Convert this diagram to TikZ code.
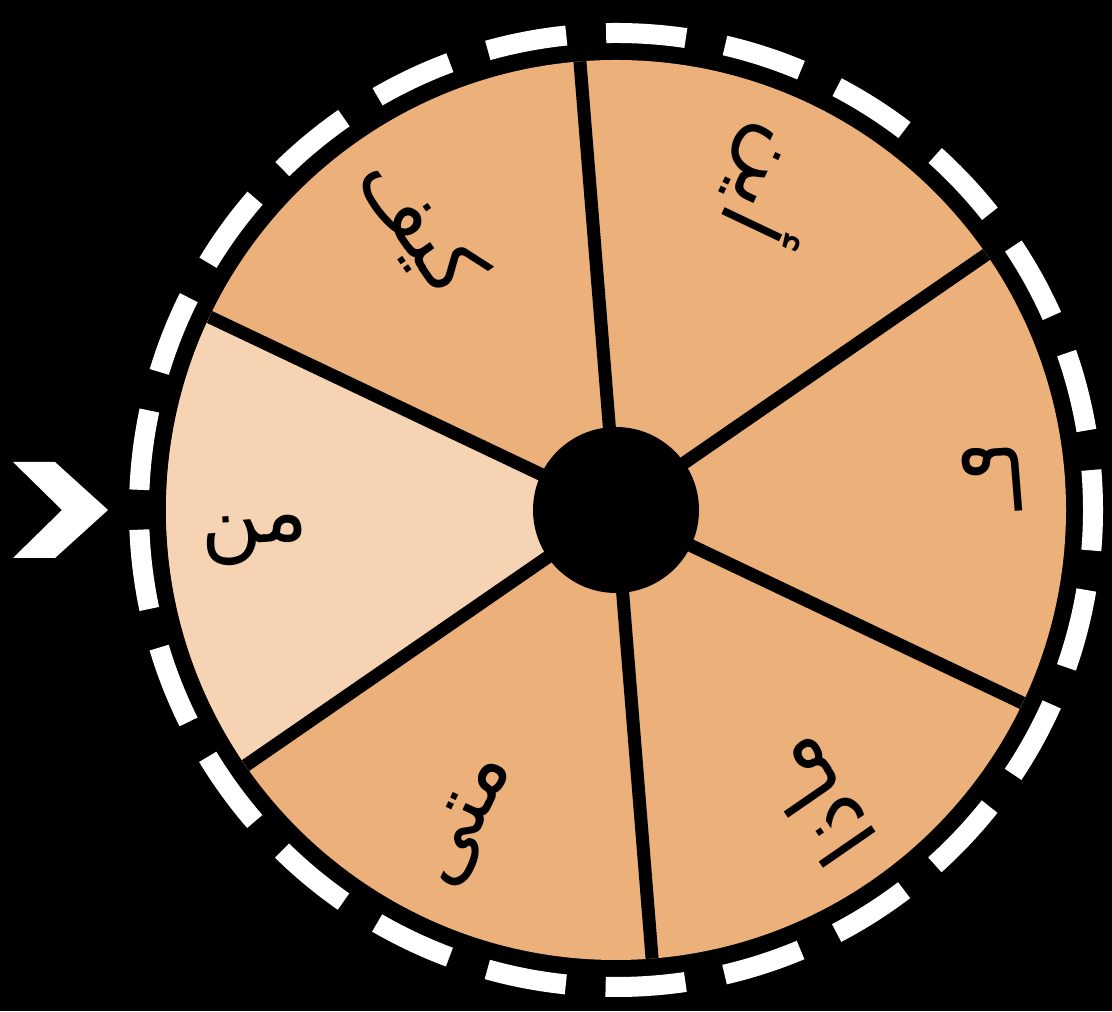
\documentclass[tikz,border=0pt]{standalone}
\usepackage{fontspec}
\TeXXeTstate=1
\newfontfamily\arabicfont[Script=Arabic]{DejaVu Sans}
\usetikzlibrary{calc}
\definecolor{wedgeorange}{RGB}{236,176,122}
\definecolor{wedgelight}{RGB}{246,211,178}
\tikzset{
  divider/.style={black, line width=6.5pt},
  ring/.style={white, line width=10pt, dash pattern=on 40pt off 19.94pt, dash phase=20pt},
  word/.style={font=\arabicfont\fontsize{42}{50}\selectfont, text=black, inner sep=0pt},
}
\begin{document}
\begin{tikzpicture}[x=0.5pt,y=0.5pt]
\useasboundingbox[fill=black] (0,0) rectangle (1112,1011);
\coordinate (c) at (616,501);
% disk
\fill[wedgeorange] (c) circle[radius=450];
\fill[wedgelight] (c) -- ++(154.6:450) arc[start angle=154.6, end angle=214.6, radius=450] -- cycle;
% dividers
\foreach \a in {34.6,94.6,154.6,214.6,274.6,334.6}{
  \draw[divider] (c) -- ++(\a:450);
}
% hub
\fill[black] (c) circle[radius=83];
% dashed ring
\draw[ring] (c) circle[radius=477];
% words
\node[word, rotate=184.6] (w1) at ($(c)+(4.6:378)$) {\beginR ما\endR};
\node[word, rotate=244.6] (w2) at ($(c)+(64.6:360)$) {\beginR أين\endR};
\node[word, rotate=304.6] (w3) at ($(c)+(124.6:345)$) {\beginR كيف\endR};
\node[word, rotate=4.6] (w4) at ($(c)+(184.6:362)$) {\beginR من\endR};
\node[word, rotate=64.6] (w5) at ($(c)+(244.6:345)$) {\beginR متى\endR};
\node[word, rotate=124.6] (w6) at ($(c)+(304.6:355)$) {\beginR ماذا\endR};
% pointer
\fill[white] (13,549) -- (55,549) -- (108,501) -- (55,453) -- (13,453) -- (62,501) -- cycle;
\end{tikzpicture}
\end{document}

TASK DETAILS
Without the pictures, transcribe the listing above exactly.

SOLUTION TO THIS TASK
Convert this diagram to TikZ code.
\documentclass[tikz,border=0pt]{standalone}
\usepackage{fontspec}
\TeXXeTstate=1
\newfontfamily\arabicfont[Script=Arabic]{DejaVu Sans}
\usetikzlibrary{calc}
\definecolor{wedgeorange}{RGB}{236,176,122}
\definecolor{wedgelight}{RGB}{246,211,178}
\tikzset{
  divider/.style={black, line width=6.5pt},
  ring/.style={white, line width=10pt, dash pattern=on 40pt off 19.94pt, dash phase=20pt},
  word/.style={font=\arabicfont\fontsize{42}{50}\selectfont, text=black, inner sep=0pt},
}
\begin{document}
\begin{tikzpicture}[x=0.5pt,y=0.5pt]
\useasboundingbox[fill=black] (0,0) rectangle (1112,1011);
\coordinate (c) at (616,501);
% disk
\fill[wedgeorange] (c) circle[radius=450];
\fill[wedgelight] (c) -- ++(154.6:450) arc[start angle=154.6, end angle=214.6, radius=450] -- cycle;
% dividers
\foreach \a in {34.6,94.6,154.6,214.6,274.6,334.6}{
  \draw[divider] (c) -- ++(\a:450);
}
% hub
\fill[black] (c) circle[radius=83];
% dashed ring
\draw[ring] (c) circle[radius=477];
% words
\node[word, rotate=184.6] (w1) at ($(c)+(4.6:378)$) {\beginR ما\endR};
\node[word, rotate=244.6] (w2) at ($(c)+(64.6:360)$) {\beginR أين\endR};
\node[word, rotate=304.6] (w3) at ($(c)+(124.6:345)$) {\beginR كيف\endR};
\node[word, rotate=4.6] (w4) at ($(c)+(184.6:362)$) {\beginR من\endR};
\node[word, rotate=64.6] (w5) at ($(c)+(244.6:345)$) {\beginR متى\endR};
\node[word, rotate=124.6] (w6) at ($(c)+(304.6:355)$) {\beginR ماذا\endR};
% pointer
\fill[white] (13,549) -- (55,549) -- (108,501) -- (55,453) -- (13,453) -- (62,501) -- cycle;
\end{tikzpicture}
\end{document}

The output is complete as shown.